Fraudsters being punished

Monday, February 20, 2012

Cape Town - Dozens of government officials implicated in corrupt activities have either been arrested, convicted or are in the process of having their cases finalised by the relevant law enforcement agencies, Home Affairs Minister Nkosazana Dlamini Zuma said on Monday.

Responding to media questions as to what has happened to the 1 499 officials charged for misconduct nationally, she said government was committed to clean governance and that anyone found to have breached the law would have to face the consequences.

It also emerged at the Governance and Administration cluster briefing, in which Dlamini Zuma serves as a chairperson, that through the investigation of several cases of corruption, the state had recovered R110 million from perpetrators in various departments.

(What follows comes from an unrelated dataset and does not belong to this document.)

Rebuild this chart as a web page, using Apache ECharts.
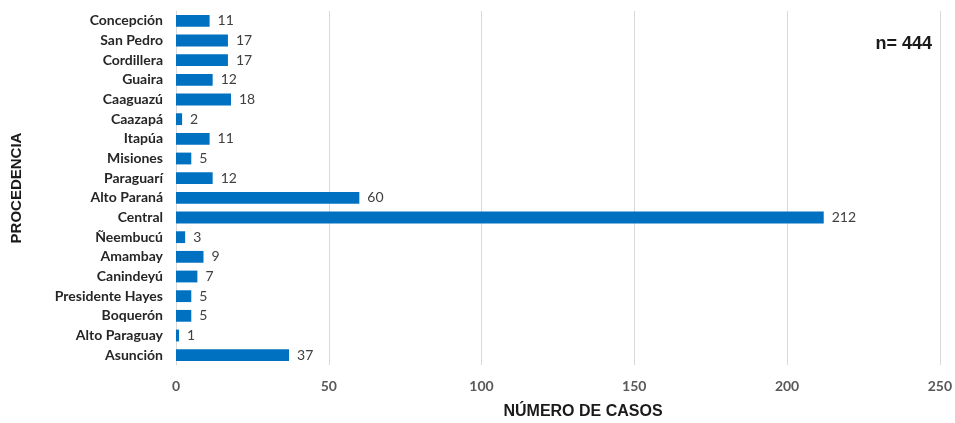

On Sunday, the Justice, Crime Prevention and Security Cluster said it was set to meet its target of arresting and prosecuting 100 people suspected of serious corruption by April 2014. The same people are suspected of having more than R5 million in illicit assets.

On Monday, Dlamini Zuma attributed some of the successes in dealing with misconduct in government to the monitoring and evaluation which was strengthened when a separate ministry for this function was introduced in 2009.

"We have increased our strategic focus, improved departmental and intergovernmental coordination, and introduced more rigour into our planning, monitoring and evaluation process."

Ministers had also completed their first year of quarterly reporting to Cabinet, enabling the monitoring and implementation of the delivery agreement signed with President Jacob Zuma in 2010.

Dlamini Zuma said government had also implemented a joint programme of front line service delivery monitoring. This involved, among other things, unannounced visits to key delivery points such as police stations, Home Affairs offices and health facilities across the country.

Since June last year, about 120 monitoring visits have been undertaken in five provinces with improvement plans being developed where challenges were picked up.